The CEOs at the top Southwest Michigan companies make almost as much money every day as their employees earn in a year.

It used to be that jobs at the Kellogg plant, Whirlpool factory and Stryker labs were great jobs; a lot of money could be made and you could support your family by making cereal, assembling washers and dryers and building medical equipment. We know things are different today and, while these may still be good jobs, executive salaries far outweigh the average. Are these top CEOs worth it?

New filings required by the federal government show top executives at 12 of Michigan’s largest publicly traded companies earned, on average, 332 times as much as their median employees.

-Detroit News

Whirlpool head Mark Bitzer is the 2nd highest paid official of publicly traded Michigan companies when you compare his salary to the income of the average Whirpool worker: $20,485 v.s $11,847,762, a startling ratio of 578-1. Kellogg commander Steve Cahillane is paid $9,989,992 and the operators average $46,948 (213-1) and Stryker staffers earn a respectable $68,841 on average while skipper Kevin Lobo pockets almost $14 million each year.

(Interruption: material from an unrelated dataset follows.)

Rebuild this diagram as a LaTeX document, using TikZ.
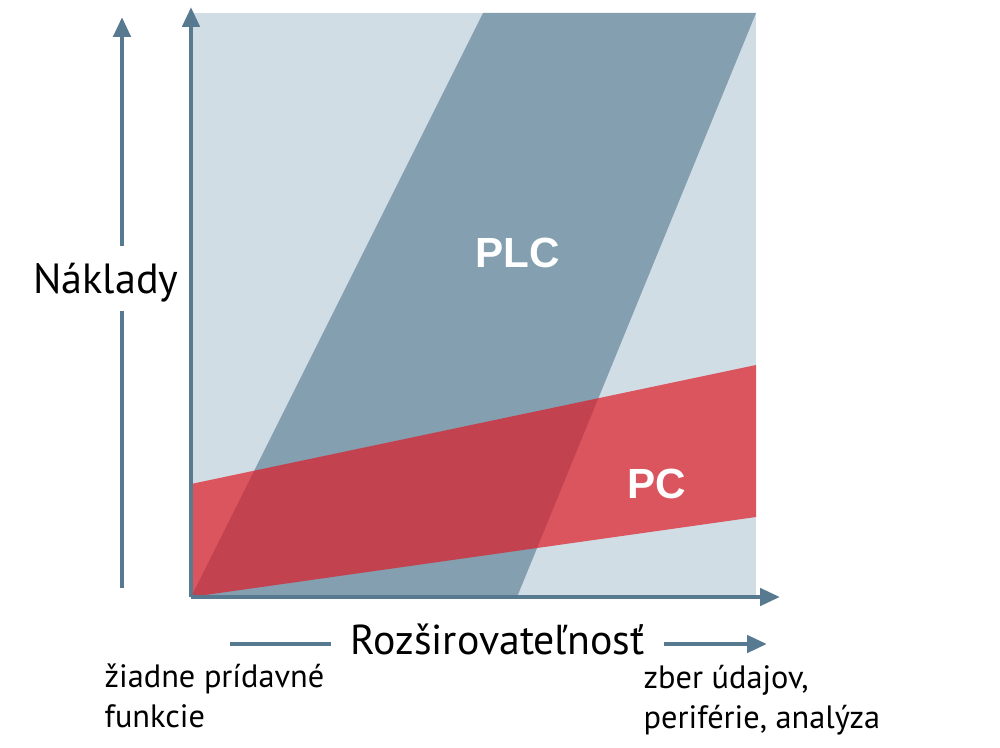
\documentclass[tikz,border=0pt]{standalone}
\usepackage{fontspec}
\setmainfont{PT Sans}
\newfontfamily\grasfont{Liberation Sans}
\usetikzlibrary{arrows.meta}
\definecolor{fondclair}{RGB}{209,221,229}
\definecolor{plcgris}{RGB}{131,159,176}
\definecolor{pcrouge}{RGB}{224,25,36}
\definecolor{axecouleur}{RGB}{88,122,145}
\tikzset{
  axe/.style={draw=axecouleur, line width=1.3pt, -{Triangle[length=2mm,width=1.7mm]}},
  trait/.style={draw=axecouleur, line width=1.3pt},
  etiquette/.style={text=white, font=\grasfont\bfseries\fontsize{12}{14}\selectfont},
  legende/.style={font=\fontsize{11.9}{14}\selectfont, inner sep=0pt},
  remarque/.style={font=\fontsize{9.2}{11.4}\selectfont, align=left, inner sep=0pt}
}
\begin{document}
\begin{tikzpicture}
\useasboundingbox (0,0) rectangle (10,7.47);
% dessiner le fond
  \pgfmathsetmacro\gauche{1.91}
  \pgfmathsetmacro\droite{7.56}
  \pgfmathsetmacro\bas{1.50}
  \pgfmathsetmacro\haut{7.34}
  \fill[fondclair] (\gauche,\bas) rectangle (\droite,\haut);

  % dessiner les zones PLC et PC
  \fill[plcgris] (\gauche,\bas) -- (5.17,\bas) -- (\droite,\haut) -- (4.83,\haut) -- cycle;
  \fill[pcrouge, fill opacity=0.69] (\gauche,\bas) -- (\droite,2.30) -- (\droite,3.82) -- (\gauche,2.63) -- cycle;
  \node[etiquette] (plc) at (5.18,4.94) {PLC};
  \node[etiquette] (pc) at (6.57,2.63) {PC};

  % dessiner les axes
  \coordinate (origine) at (\gauche,\bas);
  \coordinate (yfin) at (\gauche,7.40);
  \coordinate (xfin) at (7.80,\bas);
  \draw[axe] (origine) -- (yfin);
  \draw[axe] (origine) -- (xfin);

  % dessiner les legendes des axes
  \node[legende, font=\fontsize{12}{14}\selectfont, anchor=base] (naklady) at (1.06,4.54) {Náklady};
  \coordinate (nbas) at (1.22,1.59);
  \coordinate (nhaut) at (1.22,7.30);
  \draw[trait, shorten >=0.9mm] (nbas) -- (nbas |- naklady.south);
  \draw[axe, shorten <=1.6mm] (nbas |- naklady.north) -- (nhaut);

  \node[legende, inner xsep=1.9mm, anchor=base] (rozsir) at (4.975,0.93) {Rozširovateľnosť};
  \coordinate (rdebut) at (2.30,1.03);
  \coordinate (rfin) at (7.67,1.03);
  \draw[trait] (rdebut) -- (rdebut -| rozsir.west);
  \draw[axe] (rfin -| rozsir.east) -- (rfin);

  \node[remarque, anchor=north west] (aucune) at (1.04,0.84) {žiadne prídavné\\funkcie};
  \node[remarque, anchor=north west] (donnees) at (6.43,0.83) {zber údajov,\\periférie, analýza};
\end{tikzpicture}
\end{document}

Add the three executive salaries and you get $11,916,273, or $32,647/day, not far from the median income of $37,606 annually cited in the report. I'm no economist, businessman or accountant, I'm just the guy on the radio. Please, double-check my math and read the complete Detroit News story here with all top 12 Michigan companies.

Obviously, the person at the top of a corporation has many more responsibilities and an entirely different skill set from average wage-earners but is this too much? I'd bet companies would argue if they don't keep the right visionaries they will fall behind but there's got to be a way to narrow the gap.